Zum Schutz der Minister setzte die Polizei in der Hansestadt mehr als 10 000 Beamte ein, Hubschrauber kreisten über der Innenstadt, Straßen wurden gesperrt und die Ausweise von Anwohnern in der Sicherheitszone kontrolliert - nicht alle fanden dies gut. Viele machten ihrem Ärger im Kurznachrichtendienst Twitter Luft. „Ich habe gefühlt heute so viele Polizeiautos und Hubschrauber gesehen, wie noch nie in meinem Leben“, schrieb ein Nutzer. Andere klagten über Staus und Umwege, die durch die Sicherheitszonen notwendig geworden seien. Bereits am Freitagmorgen nahm die Polizeipräsenz in der Stadt deutlich ab, weil viele Delegationsteilnehmer bereits abgereist waren.

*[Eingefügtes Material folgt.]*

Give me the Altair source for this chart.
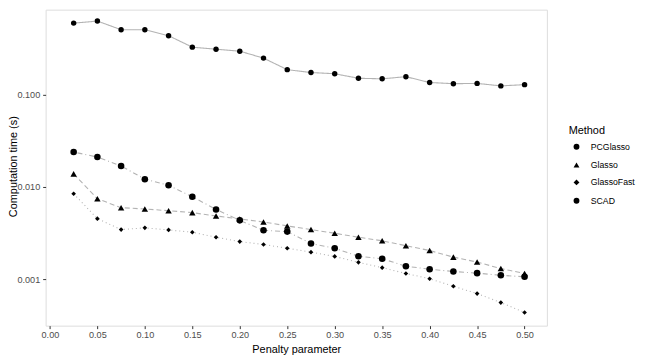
import altair as alt
import pandas as pd

penalty = [0.025, 0.05, 0.075, 0.10, 0.125, 0.15, 0.175, 0.20, 0.225, 0.25,
           0.275, 0.30, 0.325, 0.35, 0.375, 0.40, 0.425, 0.45, 0.475, 0.50]

pcglasso = [0.594, 0.625, 0.504, 0.504, 0.434, 0.326, 0.310, 0.295, 0.248, 0.186,
            0.173, 0.168, 0.150, 0.148, 0.156, 0.135, 0.131, 0.132, 0.124, 0.128]
glasso = [0.0138, 0.00743, 0.00594, 0.00575, 0.00551, 0.00525, 0.00483, 0.00448, 0.00416, 0.00377,
          0.00344, 0.00314, 0.00284, 0.00260, 0.00230, 0.00204, 0.00173, 0.00153, 0.00130, 0.00115]
glassofast = [0.00841, 0.00452, 0.00344, 0.00359, 0.00341, 0.00322, 0.00284, 0.00255, 0.00237, 0.00216,
              0.00196, 0.00176, 0.00152, 0.00133, 0.00115, 0.00101, 0.000836, 0.000697, 0.000557, 0.000435]
scad = [0.0238, 0.0210, 0.0168, 0.0121, 0.0104, 0.0078, 0.00569, 0.00433, 0.00338, 0.00327,
        0.00243, 0.00216, 0.00177, 0.00166, 0.00138, 0.00128, 0.00121, 0.00116, 0.00110, 0.00106]

methods = ["PCGlasso", "Glasso", "GlassoFast", "SCAD"]
shapes = ["circle", "triangle-up", "diamond", "circle"]
sizes = {"PCGlasso": 30, "Glasso": 42, "GlassoFast": 22, "SCAD": 44}
dashes = {"PCGlasso": "[1, 0]", "Glasso": "[5, 3]", "GlassoFast": "[1, 3]", "SCAD": "[1, 3, 5, 3]"}

rows = []
for m, vals in zip(methods, [pcglasso, glasso, glassofast, scad]):
    for p, v in zip(penalty, vals):
        rows.append({"Penalty": p, "Time": v, "Method": m})
df = pd.DataFrame(rows)

size_expr = " : ".join(f"datum.Method == '{k}' ? {v}" for k, v in sizes.items()) + " : 30"
dash_expr = " : ".join(f"datum.Method == '{k}' ? {v}" for k, v in dashes.items()) + " : [1, 0]"

FONT = "Liberation Sans"

x = alt.X("Penalty:Q", title="Penalty parameter",
          scale=alt.Scale(domain=[-0.0045, 0.5235], nice=False, zero=False),
          axis=alt.Axis(values=[0, 0.05, 0.1, 0.15, 0.2, 0.25, 0.3, 0.35, 0.4, 0.45, 0.5],
                        format=".2f", grid=False, domain=False, tickColor="#333333",
                        tickSize=3, labelColor="#4d4d4d", labelFontSize=9.2,
                        labelPadding=2, titleFontSize=11, titleFontWeight="normal",
                        titleColor="black", titlePadding=4, labelFont=FONT, titleFont=FONT))
y = alt.Y("Time:Q", title="Computation time (s)",
          scale=alt.Scale(type="log", domain=[0.000313, 0.831], nice=False),
          axis=alt.Axis(values=[0.001, 0.01, 0.1], format=".3f", grid=False, domain=False,
                        tickColor="#333333", tickSize=3, labelColor="#4d4d4d",
                        labelFontSize=9.2, labelPadding=3, titleFontSize=11,
                        titleFontWeight="normal", titleColor="black",
                        titleX=-32, titleY=158, titleAngle=270, titleAlign="center",
                        titleBaseline="middle", labelFont=FONT, titleFont=FONT))

base = alt.Chart(df).transform_calculate(sz=size_expr, dash=dash_expr)

lines = base.mark_line(color="#b3b3b3", strokeWidth=1.1).encode(
    x=x, y=y,
    detail="Method:N",
    strokeDash=alt.StrokeDash("dash:N", scale=None),
)

points = base.mark_point(filled=True, color="black", opacity=1).encode(
    x=x, y=y,
    shape=alt.Shape("Method:N", scale=alt.Scale(domain=methods, range=shapes),
                    legend=alt.Legend(title="Method", orient="none", legendX=528, legendY=117,
                                      titleFontSize=11, titleFontWeight="normal",
                                      titleFont=FONT, labelFont=FONT, labelFontSize=8.8,
                                      titleColor="black", labelLimit=200,
                                      labelColor="black", symbolFillColor="black",
                                      symbolStrokeColor="black", symbolSize=35,
                                      rowPadding=5.5, titlePadding=6, symbolOffset=3.5,
                                      labelOffset=10)),
    size=alt.Size("sz:Q", scale=None),
)

chart = alt.layer(lines, points).properties(
    width=506, height=319,
    autosize=alt.AutoSizeParams(type="none"),
    padding={"left": 38, "top": 0, "right": 94, "bottom": 33},
).configure_view(stroke="#b3b3b3", strokeWidth=1).configure(background="white")

chart.save("out.html", embed_options={"renderer": "svg", "actions": False})
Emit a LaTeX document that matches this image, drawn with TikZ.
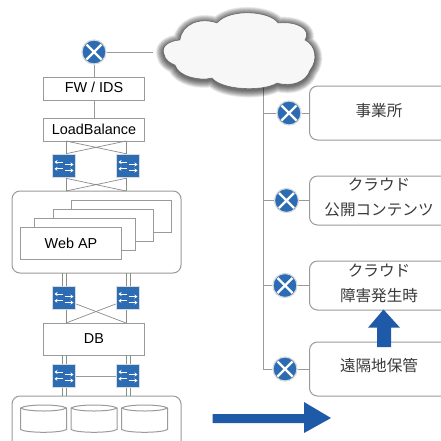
\documentclass[tikz,border=0pt]{standalone}
\usepackage{fontspec}
\setmainfont{Liberation Sans}
\newfontfamily\cjk{Noto Sans CJK JP}
\usetikzlibrary{arrows.meta}
\definecolor{netblue}{HTML}{2B6CB5}
\definecolor{arrowblue}{HTML}{1F5AA8}
\definecolor{linegray}{HTML}{9A9A9A}
\definecolor{thingray}{HTML}{8C8C8C}
\definecolor{jptext}{HTML}{3A3A3A}
\tikzset{
  wire/.style={draw=linegray,line width=1pt},
  thinwire/.style={draw=thingray,line width=0.7pt},
  boxnode/.style={draw=linegray,line width=1pt,fill=white,inner sep=0pt,text=black,font=\fontsize{14.4}{16}\selectfont},
  group/.style={draw=linegray,line width=1pt,rounded corners=8pt,fill=white},
  sitebox/.style={draw=linegray,line width=1pt,rounded corners=8pt,fill=white},
  jplabel/.style={text=jptext,font=\fontsize{15.6}{18}\cjk\selectfont,inner sep=0pt},
  cyl/.style={draw=linegray,line width=1pt,fill=white},
  router/.style={circle,draw=black!15,line width=1.2pt,fill=netblue,minimum size=24pt,inner sep=0pt,
    path picture={
      \draw[white,line width=2.2pt]
        ([shift={(-7.5pt,-7.5pt)}]path picture bounding box.center) -- ([shift={(7.5pt,7.5pt)}]path picture bounding box.center)
        ([shift={(-7.5pt,7.5pt)}]path picture bounding box.center) -- ([shift={(7.5pt,-7.5pt)}]path picture bounding box.center);
    }},
  switch/.style={rectangle,draw=black!14,line width=1.6pt,fill=netblue,minimum size=23pt,inner sep=0pt,
    path picture={
      \foreach \yy in {-4.5,1.5}{
        \draw[white,line width=1pt,-{Stealth[length=3pt,width=4pt]}]
          ([shift={(0.5pt,\yy pt)}]path picture bounding box.center) -- ([shift={(9.5pt,\yy pt)}]path picture bounding box.center);}
      \foreach \yy in {-2.8,4}{
        \draw[white,line width=1pt,-{Stealth[length=3pt,width=4pt]}]
          ([shift={(-1pt,\yy pt)}]path picture bounding box.center) -- ([shift={(-9.5pt,\yy pt)}]path picture bounding box.center);}
    }},
}
\newcommand{\cylinderdraw}[2]{%
  \path[cyl] (#1,408) .. controls (#1+6,404) and (#2-6,404) .. (#2,408)
     -- (#2,429.5) .. controls (#2-6,433.2) and (#1+6,433.2) .. (#1,429.5) -- cycle;
  \path[cyl,fill=none] (#1,408) .. controls (#1+6,412) and (#2-6,412) .. (#2,408);
}
\newcommand{\cloudpath}{
  (180,40) .. controls (168,41) and (161,47) .. (164,54)
  .. controls (165,60) and (170,63) .. (175,65)
  .. controls (179,77) and (200,81) .. (212,78)
  .. controls (222,90) and (262,92) .. (277,83)
  .. controls (292,87) and (306,82) .. (310,70)
  .. controls (318,60) and (316,46) .. (305,40)
  .. controls (312,29) and (296,21) .. (278,23)
  .. controls (270,11) and (230,8) .. (217,23)
  .. controls (200,17) and (182,24) .. (180,40) -- cycle
}
\begin{document}
\begin{tikzpicture}[x=1pt,y=-1pt]
\useasboundingbox (0,0) rectangle (441,440);
\clip (0,0) rectangle (441,440);
\fill[white] (0,0) rectangle (441,440);

\coordinate (cloudS) at (263,85);
\coordinate (trunkEnd) at (263,369);

% site boxes
\node[sitebox,minimum width=160pt,minimum height=54pt,anchor=west,inner sep=0pt] (siteA) at (309,113) {};
\node[sitebox,minimum width=160pt,minimum height=49pt,anchor=west,inner sep=0pt] (siteB) at (309,200.5) {};
\node[sitebox,minimum width=160pt,minimum height=49pt,anchor=west,inner sep=0pt] (siteC) at (309,285.5) {};
\node[sitebox,minimum width=160pt,minimum height=54pt,anchor=west,inner sep=0pt] (siteD) at (309,369) {};
\node[jplabel] (tA) at (379,110.5) {事業所};
\node[jplabel] (tB1) at (379,184.7) {クラウド};
\node[jplabel] (tB2) at (379,209.5) {公開コンテンツ};
\node[jplabel] (tC1) at (379,270.7) {クラウド};
\node[jplabel] (tC2) at (379,295.5) {障害発生時};
\node[jplabel] (tD) at (379,365.5) {遠隔地保管};

\node[router] (rA) at (289,113) {};
\node[router] (rB) at (286.5,200.5) {};
\node[router] (rC) at (285,285.5) {};
\node[router] (rD) at (285,369) {};

\draw[wire] (cloudS) -- (trunkEnd);
\foreach \r/\s in {rA/siteA,rB/siteB,rC/siteC,rD/siteD}{
  \draw[wire] (\r) -- (\s);
  \draw[wire] (\r) -- (\r -| cloudS);
}

% cloud with soft shadow
\foreach \w in {15,14,...,1}{
  \draw[black,opacity=0.05,line width=\w pt,line join=round,shift={(0,1.5)}] \cloudpath;
}
\fill[black!3] \cloudpath;
\draw[black,opacity=0.4,line width=0.6pt] \cloudpath;

% nodes, left column
\node[router] (r0) at (94,52) {};
\coordinate (gap) at (153,52);
\node[boxnode,minimum width=101pt,minimum height=23pt] (fw) at (94,88.5) {\raisebox{2.5pt}{FW / IDS}};
\node[boxnode,minimum width=101pt,minimum height=23pt] (lb) at (94,129.5) {LoadBalance};
\node[switch] (s1) at (64,166) {};
\node[switch] (s2) at (128,166) {};

\draw[group] (12,191) rectangle (181,273);
\foreach \a/\b/\c/\d in {71.5/200/171.5/232,53/209/153/241,34.5/218/135.5/250}{
  \draw[wire,fill=white] (\a,\b) rectangle (\c,\d);}
\node[boxnode,minimum width=101pt,minimum height=32pt] (web) at (71,243) {\raisebox{-1pt}{Web AP}};

\node[switch] (s3) at (64,298) {};
\node[switch] (s4) at (128,298) {};
\node[boxnode,minimum width=101pt,minimum height=32pt] (db) at (94,339) {\raisebox{-1pt}{DB}};
\node[switch] (s5) at (64,376) {};
\node[switch] (s6) at (128,376) {};

\draw[group] (12,396) rectangle (181,452);
\cylinderdraw{20.5}{66.5}
\cylinderdraw{71}{117}
\cylinderdraw{121.5}{167.5}

% named ports on the group boxes
\coordinate (lbL) at (66,141);
\coordinate (lbR) at (126,141);
\coordinate (gtL) at (66,191);
\coordinate (gtR) at (126,191);
\coordinate (dbL) at (66,323);
\coordinate (dbR) at (126,323);

% connectors, left column
\draw[wire] (r0) -- (gap);
\draw[wire] (r0) -- (fw);
\draw[wire] (fw) -- (lb);
\draw[thinwire] (lbL) -- ([xshift=2pt]s1.north) (lbR) -- ([xshift=-2pt]s2.north);
\draw[thinwire] (lbL) -- ([xshift=-2pt]s2.north) (lbR) -- ([xshift=2pt]s1.north);
\draw[thinwire] ([xshift=2pt]s1.south) -- (gtL) ([xshift=-2pt]s2.south) -- (gtR);
\draw[thinwire] ([xshift=2pt]s1.south) -- (gtR) ([xshift=-2pt]s2.south) -- (gtL);
\foreach \o in {-2,2}{
  \draw[thinwire] ([xshift=\o pt]s3.north) -- ([xshift=\o pt]s3.north |- 0,273);
  \draw[thinwire] ([xshift=\o pt]s4.north) -- ([xshift=\o pt]s4.north |- 0,273);
  \draw[thinwire] ([xshift=\o pt]s5.north) -- ([xshift=\o pt]s5.north |- 0,355);
  \draw[thinwire] ([xshift=\o pt]s6.north) -- ([xshift=\o pt]s6.north |- 0,355);
  \draw[thinwire] ([xshift=\o pt]s5.south) -- ([xshift=\o pt]s5.south |- 0,396);
  \draw[thinwire] ([xshift=\o pt]s6.south) -- ([xshift=\o pt]s6.south |- 0,396);
}
\draw[thinwire] ([xshift=2pt]s3.south) -- (dbL) ([xshift=-2pt]s4.south) -- (dbR);
\draw[thinwire] ([yshift=-6pt]s3.east) -- (dbR);
\draw[thinwire] ([yshift=-6pt]s4.west) -- (dbL);
\draw[wire] (s5) -- (s6);

% blue block arrows
\fill[arrowblue] (377,347) -- (377,327.7) -- (368,327.7) -- (383.5,309.5) -- (400,327.7) -- (391,327.7) -- (391,347) -- cycle;
\fill[arrowblue] (212.7,414) -- (304,414) -- (304,402) -- (331,418) -- (304,433) -- (304,423) -- (212.7,423) -- cycle;
\end{tikzpicture}
\end{document}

Auch das Rathaus wurde wieder komplett freigegeben.

Laut Innensenator Andy Grote präsentierte sich Hamburg während der OSZE-Tagung als weltoffene Metropole und guter Gastgeber. „Sicherheitskonzept und Einsatzorganisation haben sich bewährt und für einen reibungslosen Ablauf gesorgt“, sagte der SPD-Politiker. „Uns ist bewusst, dass diese Großveranstaltung für die Hamburgerinnen und Hamburger auch mit Belastungen verbunden war. Unterm Strich konnten die Einschränkungen aber in Grenzen gehalten werden.“

Linke-Fraktion sagt Kundgebung ab

Auch die Teilnehmerzahlen bei den Protestveranstaltungen hielten sich in Grenzen. Zu einem Demonstrationszug von deutschen, kurdischen und türkischen Gruppen erschienen am Donnerstag rund 500 Menschen - angemeldet hatten die Veranstalter 1500 Teilnehmer.

Lediglich eine Demonstration linker Gruppen am Donnerstagabend mit rund 1300 Teilnehmern fand größeren Widerhall - angemeldet waren zunächst nur 200 Teilnehmer. Die letzte Versammlung wurde abgesagt. „Nachdem die erste Kundgebung insgesamt wenig Rücklauf hatte, haben wir uns entschieden, die Veranstaltung am Freitag entfallen zu lassen“, sagte die Geschäftsführerin der Linke-Fraktion, Margret Geitner.